新型2台を一般道路で走らせてみた
トヨタ(GR)とスバルの協業で誕生したスポーツカー「GR86」、「BRZ」が発売された。BRZが2021年7月末、GR86が約3カ月遅れて10月末。初代(2012年)に続く協業第二弾である。
スポーツカーを望んでいた40歳代のコアユーザー層だけでなく20歳代の若い世代からも大きく支持され、販売はいずれも好調という。
たとえスポーツ性能の側面だけが評価されたにしろ、こうして販売につながっているのであれば素晴らしいことだ。
2台にはスポーツカー文化を広める役割もある。このことは初代「86」(こちらはGRがつかない)開発主査であった多田哲哉氏(当時・トヨタ自動車)が熱く語っていた言葉であり、新型にもしっかり受け継がれた。

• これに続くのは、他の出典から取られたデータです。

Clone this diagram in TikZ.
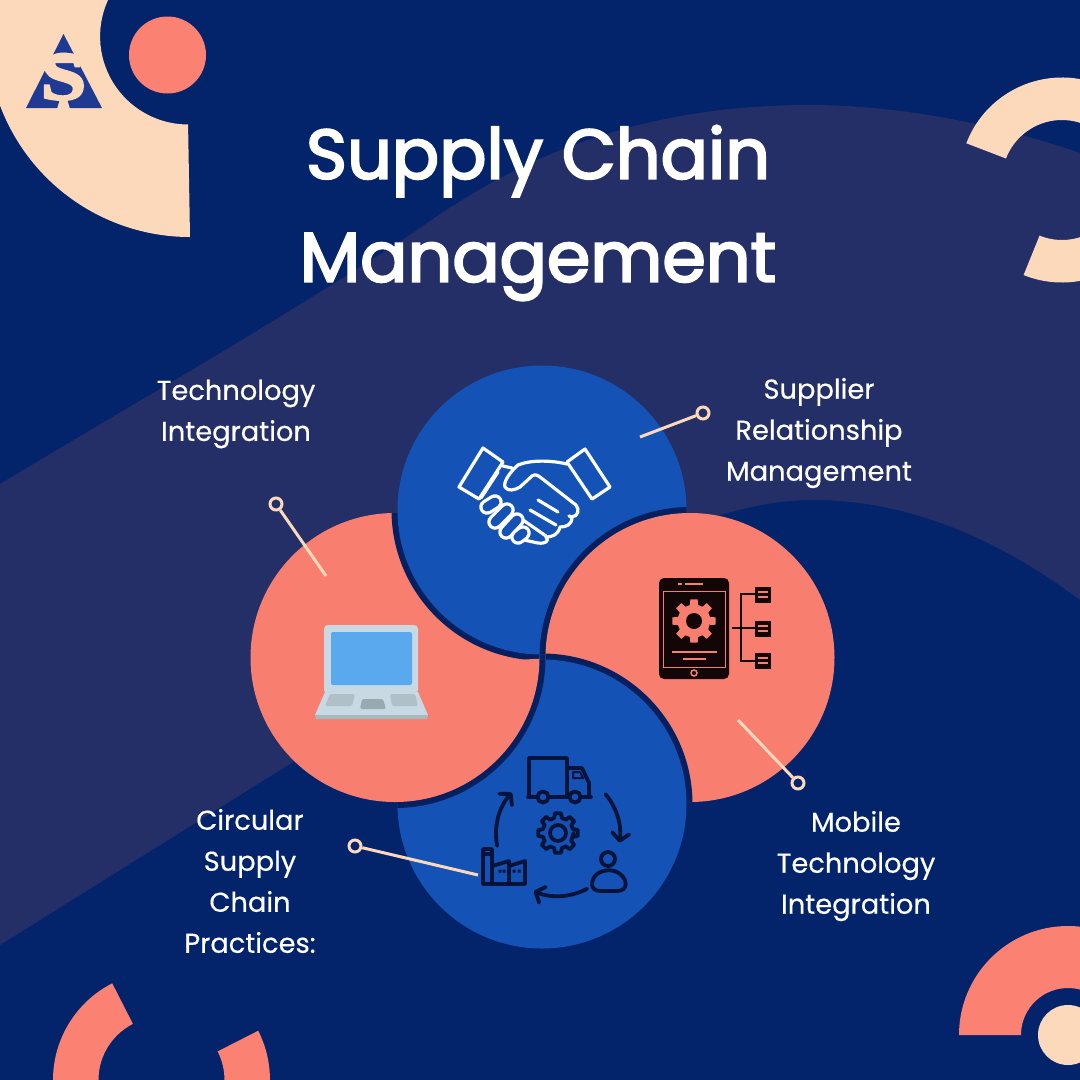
\documentclass[tikz,border=0pt]{standalone}
\usepackage{fontspec}
\usetikzlibrary{arrows.meta}
\setmainfont{Poppins}[FakeBold=0.4]
\newfontfamily\titlefont[FakeBold=3]{Poppins}
\newfontfamily\logofont[FakeBold=3.5,FakeStretch=1.2]{Liberation Serif}
\definecolor{bgnavy}{HTML}{03246B}
\definecolor{bandnavy}{HTML}{232F66}
\definecolor{peach}{HTML}{FDD9BB}
\definecolor{salmon}{HTML}{FB8173}
\definecolor{leaf}{HTML}{F87F70}
\definecolor{roy}{HTML}{1453B5}
\definecolor{seam}{HTML}{06205F}
\definecolor{ink}{HTML}{03133A}
\definecolor{tabink}{HTML}{120606}
\definecolor{lapframe}{HTML}{C8D9E3}
\definecolor{lapscreen}{HTML}{5AA9EE}
\definecolor{lapkey}{HTML}{AFC0C8}
\definecolor{lapedge}{HTML}{A6B8C0}
\definecolor{logoblue}{HTML}{1F3A93}
\tikzset{
  ringdot/.style={circle,draw=peach,line width=3pt,inner sep=0pt,minimum size=12pt},
  lead/.style={draw=peach,line width=3pt},
  lab/.style={text=white,align=center,font=\fontsize{27.3}{41}\selectfont},
  ttl/.style={text=white,align=center,font=\titlefont\fontsize{70}{103}\selectfont},
  hand/.style={draw=white,line width=3.2pt,line cap=round,line join=round},
  supply/.style={draw=ink,line width=3.8pt,line cap=round,line join=round},
  cyc/.style={supply,-{Straight Barb[length=7.5pt,width=17pt,line cap=round,line join=round]}},
}
% teeth, tip radius, root radius, tip half-angle, root half-angle
\newcommand{\gearloop}[5]{%
  (0:#3) \foreach \i [evaluate=\i as \a using \i*360/#1] in {1,...,#1} {
    -- ({\a-#5}:#3) -- ({\a-#4}:#2) -- ({\a+#4}:#2) -- ({\a+#5}:#3)
  } -- cycle}
\begin{document}
\begin{tikzpicture}[x=1pt,y=-1pt]
\useasboundingbox (0,0) rectangle (1080,1080);
\clip (0,0) rectangle (1080,1080);
\fill[bgnavy] (0,0) rectangle (1080,1080);
% lighter sweep
\fill[bandnavy] (0,484) .. controls (140,400) and (280,320) .. (413,233)
  .. controls (500,170) and (620,105) .. (810,105)
  .. controls (900,105) and (1000,125) .. (1080,153)
  -- (1080,600) .. controls (1000,540) and (910,500) .. (813,500)
  .. controls (650,500) and (450,665) .. (293,762)
  -- (0,945) -- cycle;
% top-left arc and disc
\fill[peach] (190,237) arc[start angle=90,end angle=200,radius=203] -- (0,0) -- (108,0)
  arc[start angle=204.5,end angle=90,radius=88] -- cycle;
\fill[salmon] (167.5,55) circle[radius=38.5];
% logo
\fill[logoblue] (63.5,34) -- (102,108) -- (26,108) -- cycle;
\fill[peach] (46,63) .. controls (50,49) and (77,49) .. (81,63) -- cycle;
\node[inner sep=0pt,text=peach,font=\logofont\bfseries\fontsize{68}{68}\selectfont] (logoS) at (63.5,77) {S};
\fill[peach] (57,109) -- (60,99) -- (67,99) -- (70,109) -- cycle;
% top-right ring
\fill[peach] ([shift={(201:102.5)}]1062,180) arc[start angle=201,end angle=340,radius=102.5]
  -- ([shift={(340:60)}]1062,180) arc[start angle=340,end angle=201,radius=60] -- cycle;
\fill[peach] ([shift={(112:102.5)}]1062,180) arc[start angle=112,end angle=40,radius=102.5]
  -- ([shift={(40:60)}]1062,180) arc[start angle=40,end angle=112,radius=60] -- cycle;
% bottom-right ring and disc
\fill[salmon] (959,1035) arc[start angle=180,end angle=300,radius=109]
  -- ([shift={(300:47)}]1068,1035) arc[start angle=300,end angle=180,radius=47] -- cycle;
\fill[peach] (1068,1035) circle[radius=30];
% bottom-left ring
\fill[salmon] ([shift={(243:108.5)}]161.5,1080) arc[start angle=243,end angle=175,radius=108.5]
  -- ([shift={(175:63)}]161.5,1080) arc[start angle=175,end angle=243,radius=63] -- cycle;
\fill[salmon] ([shift={(333:108.5)}]161.5,1080) arc[start angle=333,end angle=365,radius=108.5]
  -- ([shift={(365:63)}]161.5,1080) arc[start angle=365,end angle=333,radius=63] -- cycle;
% interlocked discs
\def\rr{144.5}\def\rb{150.5}\def\rx{145.3}
\coordinate (cL) at (395,657.5);
\coordinate (cT) at (542,510);
\coordinate (cR) at (690,657.5);
\coordinate (cB) at (542,804);
\fill[leaf] (cL) circle[radius=\rr];
\begin{scope}\clip (cL) circle[radius=\rr]; \fill[seam] (cT) circle[radius=\rb]; \end{scope}
\fill[roy] (cT) circle[radius=\rr];
\begin{scope}\clip (cT) circle[radius=\rr]; \fill[seam] (cR) circle[radius=\rb]; \end{scope}
\fill[leaf] (cR) circle[radius=\rr];
\begin{scope}\clip (cR) circle[radius=\rr]; \fill[seam] (cB) circle[radius=\rb]; \end{scope}
\fill[roy] (cB) circle[radius=\rr];
\begin{scope}\clip (cB) circle[radius=\rr]; \fill[seam] (cL) circle[radius=\rb]; \end{scope}
\begin{scope}\clip (cB) circle[radius=\rx]; \fill[leaf] (cL) circle[radius=\rr]; \end{scope}
% handshake
\draw[hand] (483,448) -- (503,462) -- (479,499) -- (459,487) -- cycle;
\draw[hand] (585,449) -- (567,462) -- (592,499) -- (610,487) -- cycle;
\draw[hand] (503,466) -- (512,468);
\draw[hand] (498,472) -- (481,498);
\draw[hand] (567,464) .. controls (550,460) and (530,460) .. (518,465)
  .. controls (510,472) and (503,482) .. (505,487)
  .. controls (508,492) and (515,490) .. (520,487)
  -- (532,476) .. controls (535,474) and (537,475) .. (540,477) -- (576,505)
  .. controls (580,510) and (578,516) .. (572,517) -- (569,516);
\draw[hand] (572,517) .. controls (572,525) and (566,527) .. (560,527)
  .. controls (558,535) and (552,537) .. (546,537);
\draw[hand] (546,537) .. controls (550,541) and (545,544) .. (538,543) -- (524,540);
\draw[hand] (538,500) -- (558,512);
\draw[hand] (530,510) -- (556,525);
\draw[hand] (523,520) -- (546,536);
\foreach \xa/\ya/\xb/\yb [count=\k] in {487/507/495/502,495/522/507/510,506/532/517/520,518/537/523/533}{
  \draw[white,line width=15.5pt,line cap=round] (\xa,\ya) -- (\xb,\yb);
  \draw[roy,line width=9pt,line cap=round] (\xa,\ya) -- (\xb,\yb);
}
% laptop
\fill[lapframe,rounded corners=4pt] (324,625) rectangle (418,694);
\fill[lapscreen,rounded corners=2pt] (331,632) rectangle (412,685);
\fill[lapframe] (325,692) -- (418,692) -- (428,715) -- (315,715) -- cycle;
\fill[lapedge] (315,715) -- (428,715) -- (427,719) -- (316,719) -- cycle;
\fill[lapkey,rounded corners=1.5pt] (330,694) -- (355,694) -- (352,706) -- (325,706) -- cycle;
\fill[lapkey,rounded corners=1.5pt] (390,694) -- (415,694) -- (418,706) -- (392,706) -- cycle;
\fill[lapedge!92!black,rounded corners=1.5pt] (362,699) -- (383,699) -- (386,709) -- (360,709) -- cycle;
% tablet
\fill[tabink,rounded corners=5pt] (659,578) rectangle (729,679);
\draw[leaf,line width=1pt] (663.5,591) rectangle (725.5,667);
\draw[leaf,line width=2pt] (678,584) -- (682,584) (685,584) -- (703,584);
\begin{scope}[shift={(694,621)}]
\fill[leaf] \gearloop{8}{22}{16.5}{9.5}{14.5};
\fill[tabink] (0,0) circle[radius=8];
\end{scope}
\draw[leaf,line width=1.6pt] (672,652) -- (717,652) (683,659) -- (706,659);
\draw[leaf,line width=1.5pt] (694,673) circle[radius=3];
\draw[tabink,line width=2.4pt] (732,628) -- (755,628) (755,594) -- (741,594) -- (741,661) -- (755,661);
\foreach \yy in {595,629,661}{
  \fill[tabink] (755,\yy-8) rectangle (771,\yy+8);
  \draw[leaf,line width=1.3pt] (758,\yy-3) -- (768,\yy-3) (758,\yy+2) -- (768,\yy+2);
}
% supply loop
\draw[supply] (529,795) -- (529,758) -- (567,758) -- (567,795);
\draw[supply] (568,768) -- (582,768) -- (589,783) -- (589,795);
\draw[supply,line width=2pt] (573,772) -- (580,772) -- (583,778) -- (573,778) -- cycle;
\draw[supply] (528,797) -- (591,797);
\draw[supply,fill=roy] (543,797) circle[radius=5.5];
\draw[supply,fill=roy] (575,797) circle[radius=5.5];
\draw[cyc] ([shift={(-40:62)}]558,834) arc[start angle=-40,end angle=8,radius=62];
\draw[cyc] ([shift={(62:62)}]558,834) arc[start angle=62,end angle=113,radius=62];
\draw[cyc] ([shift={(169:62)}]558,834) arc[start angle=169,end angle=222,radius=62];
\begin{scope}[shift={(558,833)}]
\draw[supply] \gearloop{8}{20}{15.5}{9}{14};
\draw[supply] (0,0) circle[radius=8];
\end{scope}
\draw[supply] (608,859) circle[radius=7];
\draw[supply] (600,891) .. controls (590,891) and (590,880) .. (597,874)
  .. controls (604,869) and (614,869) .. (620,874)
  .. controls (628,880) and (628,891) .. (617,891) -- cycle;
\draw[supply] (483,849) -- (492,849) -- (492,884) (483,849) -- (483,884) -- (525,884) -- (525,861)
  -- (509,866) -- (509,861) -- (492,866) (509,866) -- (509,884) (483,854) -- (492,854);
\fill[ink] (498.5,869.5) rectangle (501.5,872.5) (502.5,869.5) rectangle (505.5,872.5)
  (512.5,869.5) rectangle (515.5,872.5) (517.5,869.5) rectangle (520.5,872.5);
% connectors
\node[ringdot] (rsup) at (703,413) {};
\node[ringdot] (rtec) at (276,504) {};
\node[ringdot] (rmob) at (798,783) {};
\node[ringdot] (rcir) at (355,846) {};
\coordinate (esup) at (640,437);
\coordinate (etec) at (326,576);
\coordinate (emob) at (738,720);
\coordinate (ecir) at (478,875);
\draw[lead] (esup) -- (rsup);
\draw[lead] (etec) -- (rtec);
\draw[lead] (emob) -- (rmob);
\draw[lead] (ecir) -- (rcir);
% text
\node[ttl] (title) at (538,213) {Supply Chain\\Management};
\node[lab] (ltec) at (236,414) {Technology\\Integration};
\node[lab] (lsup) at (819,433) {Supplier\\Relationship\\Management};
\node[lab] (lmob) at (856,866) {Mobile\\Technology\\Integration};
\node[lab] (lcir) at (250,881) {Circular\\Supply\\Chain\\Practices:};
\end{tikzpicture}
\end{document}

ただし、2台がスポーツカーとしてどんなに優れていようとも、そこは市販車だ。走行性能だけに特化した、いわゆるピーク特性に優れただけのクルマであれば、次第にマニア以外には受け入れられなくなる。投資に見合う経済効果を得るには長く売れ続けることが大切だ。
発表前に開催された、プロトタイプ車両におけるサーキット試乗会では、2台とも素性の良いスポーツカーであることはわかっており、このことは過去、プレジデントオンラインでも筆者がレポートしている(「衝撃的な価格のスポーツカーを共同開発」トヨタとスバル発売直前の“ケンカ”の中身)。
ならば公道での走行性能はどうなのか、そこを探るべく新型2台を公道(一般道路)で走らせてみた。
従来型では3速ギヤを使った坂で、4速ギヤが難なく使える
新型2台は、従来型からエンジン排気量を2.4lへと400cc上げ、出力値を207PSから235PSへと約14%、トルク値を212N・mから250N・mへと約18%向上させた(比較対象は従来型86の最大値)。
公道では出力値よりも、加速力を左右するトルク値が乗りやすさの指標になるが、新型2台では最大値だけでなく常用する1500~3000回転台のトルクが大きく増えた。
ちなみに最大トルク値の発生回転数で比較すると、従来型が6400~6800回転(MTモデル)と超高回転型であったのに対し、新型2台は3700回転と半分近くまで下げられた。これはかなりの英断だ。トルク値の増幅と低回転化によって運転がしやすくなるだけでなく、同時に高回転域まで回さずとも求める走行性能が得られるので、燃費性能の上でも有利になる。
具体的な効果を示す。6速MTで比較すると従来型では3速ギヤを使っていた緩い登り坂で、新型では4速ギヤが難なく使える。各ギヤ段/最終減速比は新旧同じで、後述する車両重量にしても同じだから、純粋に排気量アップによるトルク向上効果といえる。
6速ATモデルでもトルク向上効果はてきめんだ。速度や車両負荷、アクセル踏み込み量により自動で行われるシフトダウンも市街地走行では少なく、エンジン音が急に高まることなく快適になった。これには車両本体の静粛性向上も効いている。